Armchair Traveller: Almost French
One of the women in my Book Club is going to France with her family this summer. She knows I read a lot of travel memoirs, so at our last meeting she turned to me and asked, “Can you recommend some books about France?”
Can I recommend some books? About France? (Is the Queen English?)
Almost French was my favourite of the shelfful of books I devoured before my last trip to Paris. The author, Sarah Turnbull, is an Australian journalist who meets a French lawyer when they are both in Bucharest for work-related reasons. A couple of months later, she takes him up on his invitation to visit him in Paris ― and never leaves.
Travel memoirs written by wealthy retirees who move to Provence (or Tuscany … or Greece … or …) and fix up old farmhouses are a dime a dozen. For that reason alone, I found Almost French refreshing because it was written by someone my own age living in a large city. I also enjoyed it because it was written by someone from a country with enough cultural and historical similarities to my own for me to relate to her observations about the differences between Australia and France.
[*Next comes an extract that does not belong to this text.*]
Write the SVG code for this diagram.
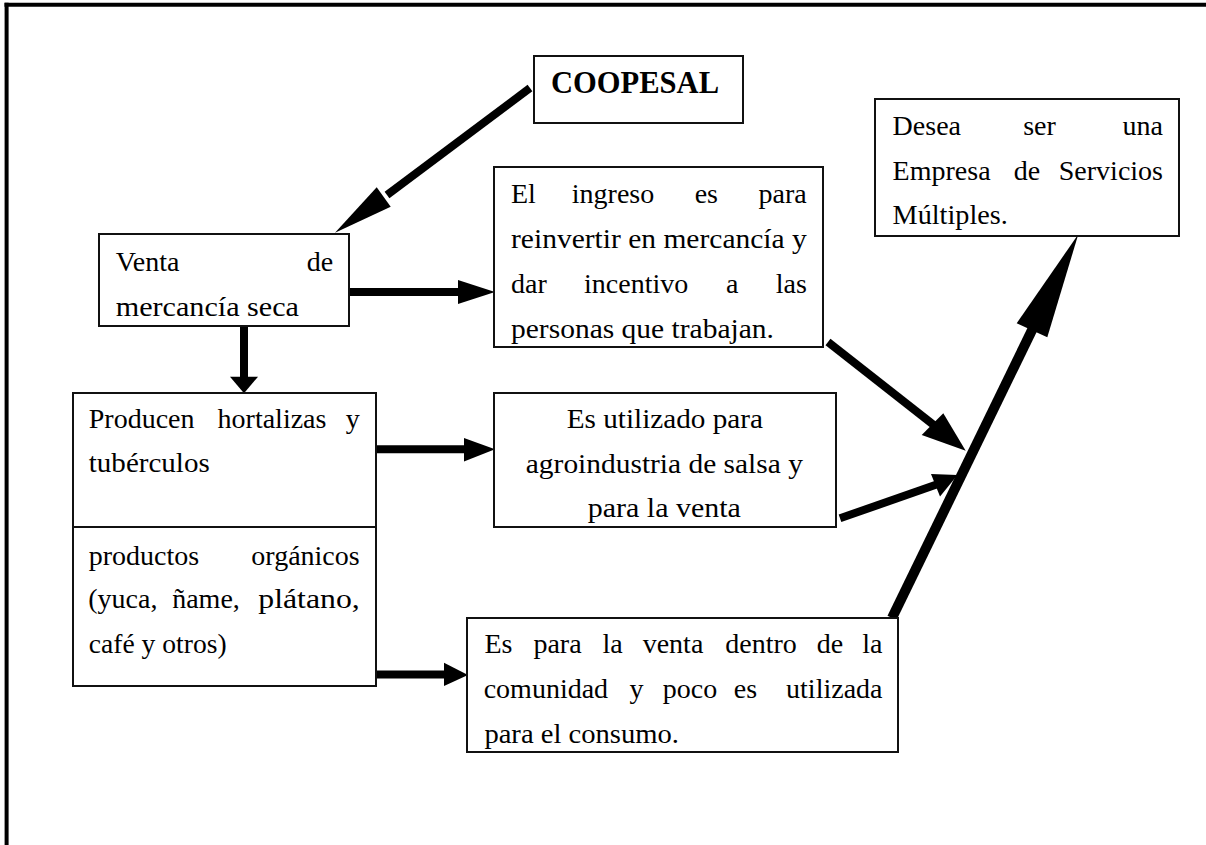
<svg xmlns="http://www.w3.org/2000/svg" width="1206" height="845" viewBox="0 0 1206 845">
<style>
.box{fill:#fff;stroke:#111;stroke-width:2}
.t{font-family:"Liberation Serif","Times New Roman",serif;font-size:28px;fill:#000}
.m{text-anchor:middle}
.e{text-anchor:end}
.b{font-family:"Liberation Serif","Times New Roman",serif;font-size:31px;font-weight:bold;fill:#000}
.ln{stroke:#000;stroke-width:8;fill:none}
.lnb{stroke:#000;stroke-width:10;fill:none}
.hd{fill:#000;stroke:none}
.frame{stroke:#000;stroke-width:4;fill:none}
</style>
<rect width="1206" height="845" fill="#fff"/>
<g id="frame">
<line class="frame" x1="4.5" y1="4.7" x2="1206" y2="4.7"/>
<line class="frame" x1="6.6" y1="2.7" x2="6.6" y2="845"/>
</g>

<g id="connectors">
<line class="ln" x1="530" y1="88" x2="387" y2="195"/>
<polygon class="hd" points="335,232.7 376.7,187.3 390.7,206.7"/>
<line class="ln" x1="349" y1="292" x2="462" y2="292"/>
<polygon class="hd" points="495,292 458,280 458,304"/>
<line class="ln" x1="244" y1="326" x2="244" y2="380"/>
<polygon class="hd" points="244,393.3 230,376.7 258,376.7"/>
<line class="ln" x1="376" y1="449.3" x2="468" y2="449.3"/>
<polygon class="hd" points="495,449.3 464,438 464,461.5"/>
<line class="ln" x1="376" y1="674.5" x2="448" y2="674.5"/>
<polygon class="hd" points="468,675 444,662.7 444,686"/>
<line class="ln" x1="828" y1="342" x2="935" y2="426"/>
<polygon class="hd" points="965.7,450.7 921.7,435 943.3,413.3"/>
<line class="ln" x1="840" y1="518.3" x2="938" y2="484"/>
<polygon class="hd" points="957.5,475 931,474 940,496.5"/>
<line class="lnb" x1="892" y1="618" x2="1034" y2="326"/>
<polygon class="hd" points="1078.3,234.3 1016.7,323.3 1047.3,337.3"/>
</g>

<g id="coopesal">
<rect class="box" x="534" y="56" width="209" height="67"/>
<text class="b" x="551" y="93" textLength="168" lengthAdjust="spacingAndGlyphs">COOPESAL</text>
</g>

<g id="desea">
<rect class="box" x="875" y="99" width="304" height="137"/>
<text class="t" x="892.6" y="135">Desea</text>
<text class="t m" x="1039.5" y="135">ser</text>
<text class="t e" x="1163" y="135">una</text>
<text class="t" x="892.6" y="180">Empresa</text>
<text class="t m" x="1027" y="180">de</text>
<text class="t e" x="1163" y="180">Servicios</text>
<text class="t" x="892.6" y="224" textLength="115.2" lengthAdjust="spacingAndGlyphs">Múltiples.</text>
</g>

<g id="ingreso">
<rect class="box" x="494" y="167" width="329" height="180"/>
<text class="t" x="511" y="203.3">El</text>
<text class="t m" x="613" y="203.3">ingreso</text>
<text class="t m" x="706.3" y="203.3">es</text>
<text class="t e" x="806.8" y="203.3">para</text>
<text class="t" x="511" y="248.3" textLength="295.8" lengthAdjust="spacingAndGlyphs">reinvertir en mercancía y</text>
<text class="t" x="511" y="293.3">dar</text>
<text class="t m" x="636.2" y="293.3">incentivo</text>
<text class="t m" x="732.3" y="293.3">a</text>
<text class="t e" x="806.8" y="293.3">las</text>
<text class="t" x="511" y="338.3" textLength="263" lengthAdjust="spacingAndGlyphs">personas que trabajan.</text>
</g>

<g id="venta">
<rect class="box" x="99" y="234" width="250" height="92"/>
<text class="t" x="115.7" y="270.7">Venta</text>
<text class="t e" x="333.3" y="270.7">de</text>
<text class="t" x="115.7" y="316" textLength="183.3" lengthAdjust="spacingAndGlyphs">mercancía seca</text>
</g>

<g id="producen">
<rect class="box" x="73" y="393" width="303" height="134"/>
<text class="t" x="88.8" y="428.3">Producen</text>
<text class="t m" x="272" y="428.3">hortalizas</text>
<text class="t e" x="359.7" y="428.3">y</text>
<text class="t" x="88.8" y="471.7" textLength="120.9" lengthAdjust="spacingAndGlyphs">tubérculos</text>
</g>

<g id="organicos">
<rect class="box" x="73" y="527" width="303" height="159"/>
<text class="t" x="88.8" y="565">productos</text>
<text class="t e" x="359.7" y="565">orgánicos</text>
<text class="t" x="88.3" y="608.3">(yuca,</text>
<text class="t m" x="206" y="608.3">ñame,</text>
<text class="t" x="258.3" y="608.3" textLength="101.5" lengthAdjust="spacingAndGlyphs">plátano,</text>
<text class="t" x="88.8" y="653.3" textLength="137.8" lengthAdjust="spacingAndGlyphs">café y otros)</text>
</g>

<g id="utilizado">
<rect class="box" x="494" y="393" width="342" height="134"/>
<text class="t" x="566.7" y="427.7" textLength="196.3" lengthAdjust="spacingAndGlyphs">Es utilizado para</text>
<text class="t" x="525.8" y="472.7" textLength="277.1" lengthAdjust="spacingAndGlyphs">agroindustria de salsa y</text>
<text class="t" x="587.8" y="517.3" textLength="153.1" lengthAdjust="spacingAndGlyphs">para la venta</text>
</g>

<g id="venta-comunidad">
<rect class="box" x="467" y="618" width="431" height="134"/>
<text class="t" x="484.4" y="653.3">Es</text>
<text class="t m" x="557.5" y="653.3">para</text>
<text class="t m" x="612.5" y="653.3">la</text>
<text class="t m" x="673" y="653.3">venta</text>
<text class="t m" x="761" y="653.3">dentro</text>
<text class="t m" x="830" y="653.3">de</text>
<text class="t e" x="882.5" y="653.3">la</text>
<text class="t" x="483.7" y="698.3">comunidad</text>
<text class="t m" x="636.5" y="698.3">y</text>
<text class="t m" x="690" y="698.3">poco</text>
<text class="t m" x="745.5" y="698.3">es</text>
<text class="t e" x="882.5" y="698.3">utilizada</text>
<text class="t" x="484.4" y="742.7" textLength="194.5" lengthAdjust="spacingAndGlyphs">para el consumo.</text>
</g>
</svg>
But mostly, Turnbull’s memoir stands out from the dozens I’ve read because it is so painfully honest. She is open and frank about the daily grind and frustration and loneliness of adjusting to a new life in a new country. Travel memoirs are usually quite humourous ― often, I suspect, to deflect some of the pain that is always part of adjusting to life in a new and often confusing culture. And Turnbull’s book does have its funny moments. But she uses her stories of linguistic and cultural misunderstandings as an opportunity to write what amounts to a sociological study of the Parisian mind-set ― and she does so in a very real and down-to-earth manner.
For instance, her descriptions of various dinner parties are an obvious opportunity to talk about the French love and passion for food. But she uses these evenings as a window on everything French ― from politics to gender relationships to social habits to the proper way to present and serve a meal. Her weekend visits to the countryside with her French lawyer to visit his father lead to a treatise on how sentimental the French are about the countryside. And she becomes adept enough at reading the French psyché to understand that “Ce n’est pas possible” doesn’t always mean “It’s not possible.”
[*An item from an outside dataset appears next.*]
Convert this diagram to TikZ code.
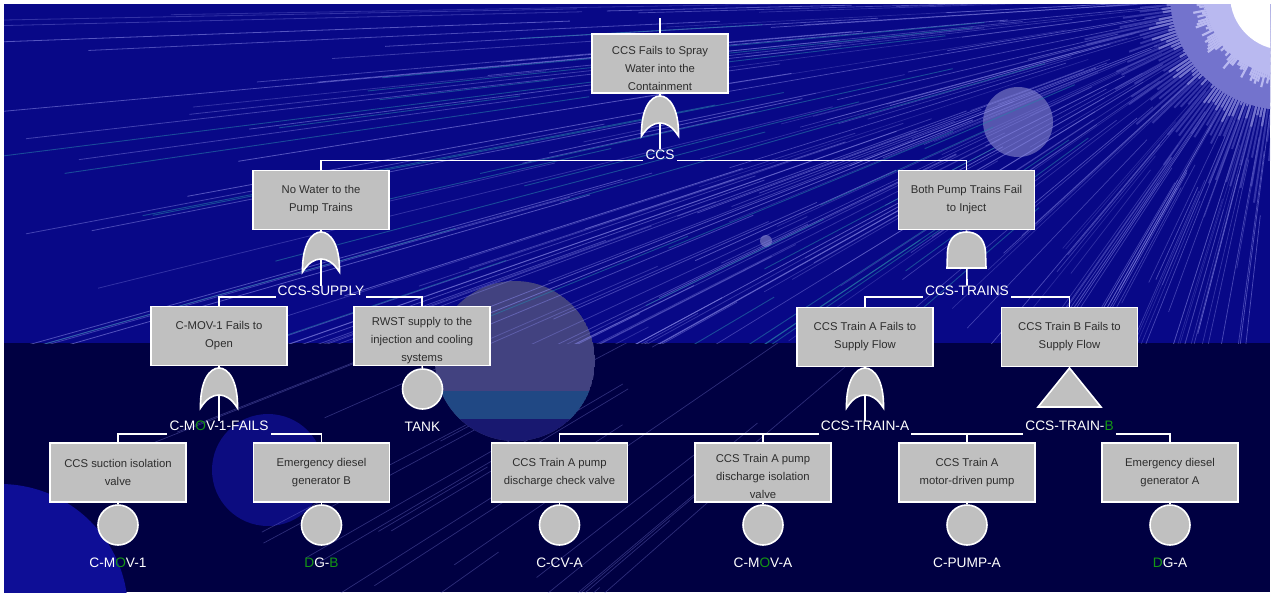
\documentclass[tikz,border=0pt]{standalone}
\usepackage{fontspec}
\setmainfont{Liberation Sans}
\usetikzlibrary{calc}
\pgfdeclarelayer{back}
\pgfdeclarelayer{wires}
\pgfsetlayers{back,wires,main}
\definecolor{bgtop}{RGB}{8,8,135}
\definecolor{bgbot}{RGB}{0,0,66}
\definecolor{boxgray}{RGB}{192,192,192}
\definecolor{txtdark}{RGB}{45,45,45}
\definecolor{gr}{RGB}{20,150,20}
\definecolor{raycol}{RGB}{130,130,225}
\definecolor{rayteal}{RGB}{40,130,170}
\definecolor{disc}{RGB}{66,66,128}
\definecolor{discteal}{RGB}{32,72,132}
\definecolor{discdark}{RGB}{24,24,112}
\definecolor{disc2}{RGB}{85,85,175}
\definecolor{bluedisc}{RGB}{12,12,128}
\definecolor{bluedisc2}{RGB}{14,14,150}
\definecolor{sunouter}{RGB}{80,80,190}
\definecolor{sunmid}{RGB}{115,115,205}
\definecolor{sunlight}{RGB}{185,185,240}
\tikzset{
  box/.style={draw=white, line width=1.6pt, fill=boxgray, minimum width=136pt, minimum height=59pt, inner sep=0pt},
  btxt/.style={text=txtdark, align=center, font=\fontsize{11.3}{18}\selectfont, inner sep=0pt},
  glab/.style={text=white, font=\fontsize{13.7}{16}\selectfont, inner xsep=2pt, inner ysep=0pt, anchor=base},
  conn/.style={draw=white, line width=1.6pt},
  gatefill/.style={fill=boxgray, draw=white, line width=1.6pt},
  evt/.style={circle, fill=boxgray, draw=white, line width=1.6pt, minimum size=40pt, inner sep=0pt},
  orgate/.pic={
    \path[gatefill] (-18.5,40) .. controls (-19,12) and (-9,0) .. (0,0)
      .. controls (9,0) and (19,12) .. (18.5,40)
      .. controls (12,30) and (6,27) .. (0,27)
      .. controls (-6,27) and (-12,30) .. (-18.5,40) -- cycle;
    \coordinate (-in) at (0,0);
    \coordinate (-out) at (0,27);
  },
  andgate/.pic={
    \path[gatefill] (-19.5,36) -- (-19,20) .. controls (-18,5) and (-9,0) .. (0,0)
      .. controls (9,0) and (18,5) .. (19,20) -- (19.5,36) -- cycle;
    \coordinate (-in) at (0,0);
    \coordinate (-out) at (0,36);
  },
  xfer/.pic={
    \path[gatefill] (0,0) -- (31.5,39) -- (-31.5,39) -- cycle;
    \coordinate (-in) at (0,0);
  }
}
\begin{document}
\begin{tikzpicture}[x=1pt,y=-1pt]
\useasboundingbox (0,0) rectangle (1272,595);
% ---------------- background ----------------
\begin{pgfonlayer}{back}
\fill[white] (0,0) rectangle (1272,595);
\begin{scope}
\clip (4,4) rectangle (1270,592);
\fill[bgtop] (4,4) rectangle (1270,343);
\fill[bgbot] (4,343) rectangle (1270,592);
\fill[bluedisc2] (0,612) circle (128);
\fill[bluedisc] (268,470) circle (56);
\pgfmathsetseed{12345}
% faint rays in the lower band
\begin{scope}
  \clip (4,343) rectangle (1270,592);
  \begin{scope}[shift={(1285,-5)}]
  \foreach \i in {1,...,28}{
    \pgfmathsetmacro\ang{138+22*rnd}
    \pgfmathsetmacro\ra{500+500*rnd}
    \pgfmathsetmacro\rb{\ra+120+300*rnd}
    \draw[raycol, line width=0.7pt, opacity=0.35] (\ang:\ra) -- (\ang:\rb);
  }
  \end{scope}
\end{scope}
\begin{scope}
  \clip (515,361) circle (80);
  \fill[disc] (515,361) circle (80);
  \fill[discteal] (430,391) rectangle (600,419);
  \fill[discdark] (430,419) rectangle (600,445);
\end{scope}
\fill[disc2] (1018,122) circle (35);
\fill[disc2] (766,241) circle (6);
% rays in the upper band
\begin{scope}
  \clip (4,4) rectangle (1270,343);
  \begin{scope}[shift={(1285,-5)}]
  \foreach \i in {1,...,120}{
    \pgfmathsetmacro\ang{95+85*rnd}
    \pgfmathsetmacro\ra{110+120*rnd}
    \pgfmathsetmacro\rb{\ra+100+380*rnd}
    \pgfmathsetmacro\op{0.25+0.35*rnd}
    \draw[raycol, line width=0.7pt, opacity=\op] (\ang:\ra) -- (\ang:\rb);
  }
  \foreach \i in {1,...,80}{
    \pgfmathsetmacro\ang{150+30*rnd}
    \pgfmathsetmacro\ra{250+500*rnd}
    \pgfmathsetmacro\rb{\ra+200+700*rnd}
    \pgfmathsetmacro\op{0.3+0.35*rnd}
    \draw[raycol, line width=0.8pt, opacity=\op] (\ang:\ra) -- (\ang:\rb);
  }
  \foreach \i in {1,...,35}{
    \pgfmathsetmacro\ang{135+43*rnd}
    \pgfmathsetmacro\ra{200+700*rnd}
    \pgfmathsetmacro\rb{\ra+150+500*rnd}
    \draw[rayteal, line width=0.9pt, opacity=0.55] (\ang:\ra) -- (\ang:\rb);
  }
  \end{scope}
\end{scope}
% sun
\begin{scope}[shift={(1285,-5)}]
  \foreach \ang in {88,89.5,...,184}{
    \pgfmathsetmacro\r{140+70*rnd}
    \draw[sunouter, line width=2pt, opacity=0.6] (0,0) -- (\ang:\r);
  }
  \fill[sunmid] (0,0) circle (115);
  \foreach \ang in {88,89.5,...,184}{
    \pgfmathsetmacro\r{112+30*rnd}
    \draw[sunmid, line width=2.2pt] (0,0) -- (\ang:\r);
  }
  \fill[sunlight] (0,0) circle (80);
  \foreach \ang in {88,89.5,...,184}{
    \pgfmathsetmacro\r{78+18*rnd}
    \draw[sunlight, line width=2.2pt] (0,0) -- (\ang:\r);
  }
  \fill[white] (0,0) circle (55);
\end{scope}
\end{scope}
\end{pgfonlayer}

% ---------------- boxes ----------------
\node[box] (top) at (660,63.5) {};
\node[btxt] at ($(top)+(0,5)$) {CCS Fails to Spray\\Water into the\\Containment};
\node[box] (nw) at (321,200) {};
\node[btxt] at (nw) {No Water to the\\Pump Trains};
\node[box] (bp) at (966.5,200) {};
\node[btxt] at (bp) {Both Pump Trains Fail\\to Inject};
\node[box] (cmov) at (219,336) {};
\node[btxt] at (cmov) {C-MOV-1 Fails to\\Open};
\node[box] (rwst) at (422,336) {};
\node[btxt] at ($(rwst)+(0,5)$) {RWST supply to the\\injection and cooling\\systems};
\node[box] (trA) at (865,337) {};
\node[btxt] at (trA) {CCS Train A Fails to\\Supply Flow};
\node[box] (trB) at (1069.5,337) {};
\node[btxt] at (trB) {CCS Train B Fails to\\Supply Flow};
\node[box] (b1) at (118,472.5) {};
\node[btxt] at (b1) {CCS suction isolation\\valve};
\node[box] (b2) at (321.5,472.5) {};
\node[btxt] at (b2) {Emergency diesel\\generator B};
\node[box] (b3) at (559.5,472.5) {};
\node[btxt] at (b3) {CCS Train A pump\\discharge check valve};
\node[box] (b4) at (763,472.5) {};
\node[btxt] at ($(b4)+(0,4)$) {CCS Train A pump\\discharge isolation\\valve};
\node[box] (b5) at (967,472.5) {};
\node[btxt] at (b5) {CCS Train A\\motor-driven pump};
\node[box] (b6) at (1170,472.5) {};
\node[btxt] at (b6) {Emergency diesel\\generator A};

% ---------------- gates ----------------
\pic (g0) at (660,96) {orgate};
\pic (g1) at (321,232) {orgate};
\pic (g2) at (966.5,232) {andgate};
\pic (g3) at (219,368) {orgate};
\pic (g4) at (865,368) {orgate};
\pic (g5) at (1069.5,368) {xfer};

% ---------------- gate labels ----------------
\node[glab] (ccs) at (660,159) {CCS};
\node[glab] (supply) at (321,295.5) {CCS-SUPPLY};
\node[glab] (trains) at (967,295.5) {CCS-TRAINS};
\node[glab] (cmovf) at (219,430.5) {C-M{\color{gr}O}V-1-FAILS};
\node[glab] (tra) at (865,430.5) {CCS-TRAIN-A};
\node[glab] (trb) at (1069.5,430.5) {CCS-TRAIN-{\color{gr}B}};

% ---------------- basic events ----------------
\node[evt] (etank) at (422.5,389) {};
\node[glab] (ltank) at (422.5,431) {TANK};
\node[evt] (e1) at (118,525) {};
\node[glab] (l1) at (118,567) {C-M{\color{gr}O}V-1};
\node[evt] (e2) at (321.5,525) {};
\node[glab] (l2) at (321.5,567) {{\color{gr}D}G-{\color{gr}B}};
\node[evt] (e3) at (559.5,525) {};
\node[glab] (l3) at (559.5,567) {C-CV-A};
\node[evt] (e4) at (763,525) {};
\node[glab] (l4) at (763,567) {C-M{\color{gr}O}V-A};
\node[evt] (e5) at (967,525) {};
\node[glab] (l5) at (967,567) {C-PUMP-A};
\node[evt] (e6) at (1170,525) {};
\node[glab] (l6) at (1170,567) {{\color{gr}D}G-A};

\coordinate (topin) at (660,18);

% ---------------- connectors ----------------
\begin{pgfonlayer}{wires}
\draw[conn] (topin) -- (top.north);
\draw[conn] (top.south) -- (g0-in) -- (ccs.north);
\draw[conn] (nw.north) |- ([yshift=-1.5pt]ccs.base west);
\draw[conn] (bp.north) |- ([yshift=-1.5pt]ccs.base east);

\draw[conn] (nw.south) -- (g1-in) -- (supply.north);
\draw[conn] (cmov.north) |- ([yshift=-1.5pt]supply.base west);
\draw[conn] (rwst.north) |- ([yshift=-1.5pt]supply.base east);

\draw[conn] (bp.south) -- (g2-in) -- (trains.north);
\draw[conn] (trA.north) |- ([yshift=-1.5pt]trains.base west);
\draw[conn] (trB.north) |- ([yshift=-1.5pt]trains.base east);

\draw[conn] (cmov.south) -- (g3-in) -- (cmovf.north);
\draw[conn] (b1.north) |- ([yshift=-3.5pt]cmovf.base west);
\draw[conn] (b2.north) |- ([yshift=-3.5pt]cmovf.base east);
\draw[conn] (rwst.south) -- (etank.north);

\draw[conn] (trA.south) -- (g4-in) -- (tra.north);
\draw[conn] (trB.south) -- (g5-in);
\draw[conn] (b3.north) |- ([yshift=-3.5pt]tra.base west);
\draw[conn] (b4.north) |- ([yshift=-3.5pt]tra.base west);
\draw[conn] ([yshift=-3.5pt]tra.base east) -- ([yshift=-3.5pt]trb.base west);
\draw[conn] (b5.north) |- ([yshift=-3.5pt]trb.base west);
\draw[conn] ([yshift=-3.5pt]trb.base east) -| (b6.north);

\draw[conn] (b1.south) -- (e1.north);
\draw[conn] (b2.south) -- (e2.north);
\draw[conn] (b3.south) -- (e3.north);
\draw[conn] (b4.south) -- (e4.north);
\draw[conn] (b5.south) -- (e5.north);
\draw[conn] (b6.south) -- (e6.north);
\end{pgfonlayer}
\end{tikzpicture}
\end{document}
Another reason her memoir is so distinctive is that her experiences, although specific to Paris in the mid-1990s, are universal. Anyone who has picked up her life and started over in another country, or (dare I say it?) another region of Canada, will be able to relate to her book. Cultural differences between two regions of the same country might be subtle but significant enough to make you ask, “Where am I?” And although I lived in Paris for only three months, Turnbull’s descriptions of Parisians brought smiles of recognition to my face.
By the time she reaches the end of her book, Sarah Turnbull has lived in France for six years, and proves herself almost French by adopting one of the most clichéd of Parisian lifestyle choices ― she gets herself a little dog with as much personality as any French chien.
If you’ve ever contemplated moving to a foreign country, or have already done so, I highly recommend you read Almost French.